__The exercise__:
Output the material word for word. Leave each picture out.

::::::

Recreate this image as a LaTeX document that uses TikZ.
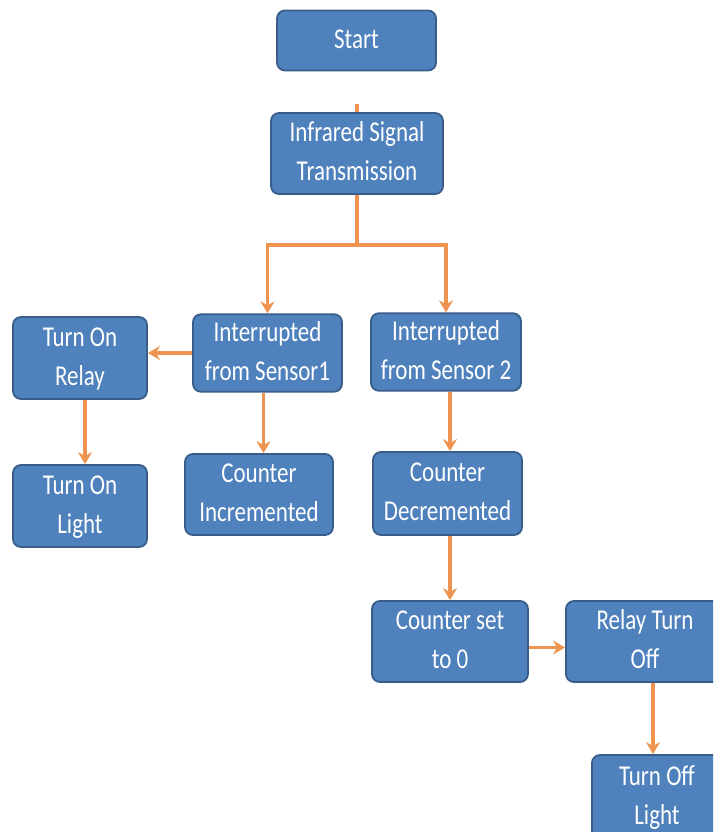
\documentclass[tikz,border=0pt]{standalone}
\usepackage{fontspec}
\setmainfont{Carlito}
\usepackage{graphicx}
\usetikzlibrary{arrows.meta,calc}
\definecolor{boxfill}{HTML}{4F81BD}
\definecolor{boxline}{HTML}{385D8A}
\definecolor{arrowc}{HTML}{EE9450}
\newcommand\bt[1]{\scalebox{1}[1.25]{\begin{tabular}{@{}c@{}}#1\end{tabular}}}
\begin{document}
\begin{tikzpicture}[x=1pt,y=-1pt,
  fbox/.style={draw=boxline,line width=1.8pt,fill=boxfill,rounded corners=8pt,
    text=white,inner sep=0pt,font=\fontsize{23}{31}\selectfont},
  conn/.style={draw=arrowc,line width=3.4pt},
  arr/.style={conn,-{Stealth[length=12pt,width=14pt,inset=4pt]}}]
\useasboundingbox (0,0) rectangle (713,832);
\clip (0,0) rectangle (713,832);
\fill[white] (0,0) rectangle (713,832);
\node[fbox,minimum width=159pt,minimum height=60pt] (start) at (356.5,40.5) {\bt{Start}};
\node[fbox,minimum width=172pt,minimum height=81pt] (infra) at (357,153.5) {\bt{Infrared Signal\\Transmission}};
\node[fbox,minimum width=149pt,minimum height=70pt] (s1) at (267.5,353) {\bt{Interrupted\\from Sensor1}};
\node[fbox,minimum width=150pt,minimum height=72pt] (s2) at (446,352) {\bt{Interrupted\\from Sensor 2}};
\node[fbox,minimum width=134pt,minimum height=82pt] (relayon) at (80,358) {\bt{Turn On\\Relay}};
\node[fbox,minimum width=134pt,minimum height=82pt] (lighton) at (80,506) {\bt{Turn On\\Light}};
\node[fbox,minimum width=148pt,minimum height=81pt] (cinc) at (259,494.5) {\bt{Counter\\Incremented}};
\node[fbox,minimum width=149pt,minimum height=83pt] (cdec) at (447.5,493.5) {\bt{Counter\\Decremented}};
\node[fbox,minimum width=156pt,minimum height=81pt] (set0) at (450,641.5) {\bt{Counter set\\to 0}};
\node[fbox,minimum width=158pt,minimum height=81pt] (relayoff) at (645,641.5) {\bt{Relay Turn\\Off}};
\node[fbox,minimum width=130pt,minimum height=84pt] (lightoff) at (657,797) {\bt{Turn Off\\Light}};
\coordinate (stub) at (357,104);
\coordinate (J) at (357,245);
\draw[conn] (stub) -- (infra.north);
\draw[conn] (infra.south) -- (J);
\draw[arr] (J) -| (s1.north);
\draw[arr] (J) -| (s2.north);
\draw[arr] (s1.west) -- (s1.west -| relayon.east);
\draw[arr] ([xshift=5pt]relayon.south) -- ([xshift=5pt]relayon.south |- lighton.north);
\draw[arr] ([xshift=-4pt]s1.south) -- ([xshift=-4pt]s1.south |- cinc.north);
\draw[arr] ([xshift=4pt]s2.south) -- ([xshift=4pt]s2.south |- cdec.north);
\draw[arr] ([xshift=2.5pt]cdec.south) -- ([xshift=2.5pt]cdec.south |- set0.north);
\draw[arr] ([yshift=-6pt]set0.east) -- ([yshift=-6pt]set0.east -| relayoff.west);
\draw[arr] ([xshift=8pt]relayoff.south) -- ([xshift=8pt]relayoff.south |- lightoff.north);
\end{tikzpicture}
\end{document}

::::::

__Task solution__:
Recreate this image as a LaTeX document that uses TikZ.
\documentclass[tikz,border=0pt]{standalone}
\usepackage{fontspec}
\setmainfont{Carlito}
\usepackage{graphicx}
\usetikzlibrary{arrows.meta,calc}
\definecolor{boxfill}{HTML}{4F81BD}
\definecolor{boxline}{HTML}{385D8A}
\definecolor{arrowc}{HTML}{EE9450}
\newcommand\bt[1]{\scalebox{1}[1.25]{\begin{tabular}{@{}c@{}}#1\end{tabular}}}
\begin{document}
\begin{tikzpicture}[x=1pt,y=-1pt,
  fbox/.style={draw=boxline,line width=1.8pt,fill=boxfill,rounded corners=8pt,
    text=white,inner sep=0pt,font=\fontsize{23}{31}\selectfont},
  conn/.style={draw=arrowc,line width=3.4pt},
  arr/.style={conn,-{Stealth[length=12pt,width=14pt,inset=4pt]}}]
\useasboundingbox (0,0) rectangle (713,832);
\clip (0,0) rectangle (713,832);
\fill[white] (0,0) rectangle (713,832);
\node[fbox,minimum width=159pt,minimum height=60pt] (start) at (356.5,40.5) {\bt{Start}};
\node[fbox,minimum width=172pt,minimum height=81pt] (infra) at (357,153.5) {\bt{Infrared Signal\\Transmission}};
\node[fbox,minimum width=149pt,minimum height=70pt] (s1) at (267.5,353) {\bt{Interrupted\\from Sensor1}};
\node[fbox,minimum width=150pt,minimum height=72pt] (s2) at (446,352) {\bt{Interrupted\\from Sensor 2}};
\node[fbox,minimum width=134pt,minimum height=82pt] (relayon) at (80,358) {\bt{Turn On\\Relay}};
\node[fbox,minimum width=134pt,minimum height=82pt] (lighton) at (80,506) {\bt{Turn On\\Light}};
\node[fbox,minimum width=148pt,minimum height=81pt] (cinc) at (259,494.5) {\bt{Counter\\Incremented}};
\node[fbox,minimum width=149pt,minimum height=83pt] (cdec) at (447.5,493.5) {\bt{Counter\\Decremented}};
\node[fbox,minimum width=156pt,minimum height=81pt] (set0) at (450,641.5) {\bt{Counter set\\to 0}};
\node[fbox,minimum width=158pt,minimum height=81pt] (relayoff) at (645,641.5) {\bt{Relay Turn\\Off}};
\node[fbox,minimum width=130pt,minimum height=84pt] (lightoff) at (657,797) {\bt{Turn Off\\Light}};
\coordinate (stub) at (357,104);
\coordinate (J) at (357,245);
\draw[conn] (stub) -- (infra.north);
\draw[conn] (infra.south) -- (J);
\draw[arr] (J) -| (s1.north);
\draw[arr] (J) -| (s2.north);
\draw[arr] (s1.west) -- (s1.west -| relayon.east);
\draw[arr] ([xshift=5pt]relayon.south) -- ([xshift=5pt]relayon.south |- lighton.north);
\draw[arr] ([xshift=-4pt]s1.south) -- ([xshift=-4pt]s1.south |- cinc.north);
\draw[arr] ([xshift=4pt]s2.south) -- ([xshift=4pt]s2.south |- cdec.north);
\draw[arr] ([xshift=2.5pt]cdec.south) -- ([xshift=2.5pt]cdec.south |- set0.north);
\draw[arr] ([yshift=-6pt]set0.east) -- ([yshift=-6pt]set0.east -| relayoff.west);
\draw[arr] ([xshift=8pt]relayoff.south) -- ([xshift=8pt]relayoff.south |- lightoff.north);
\end{tikzpicture}
\end{document}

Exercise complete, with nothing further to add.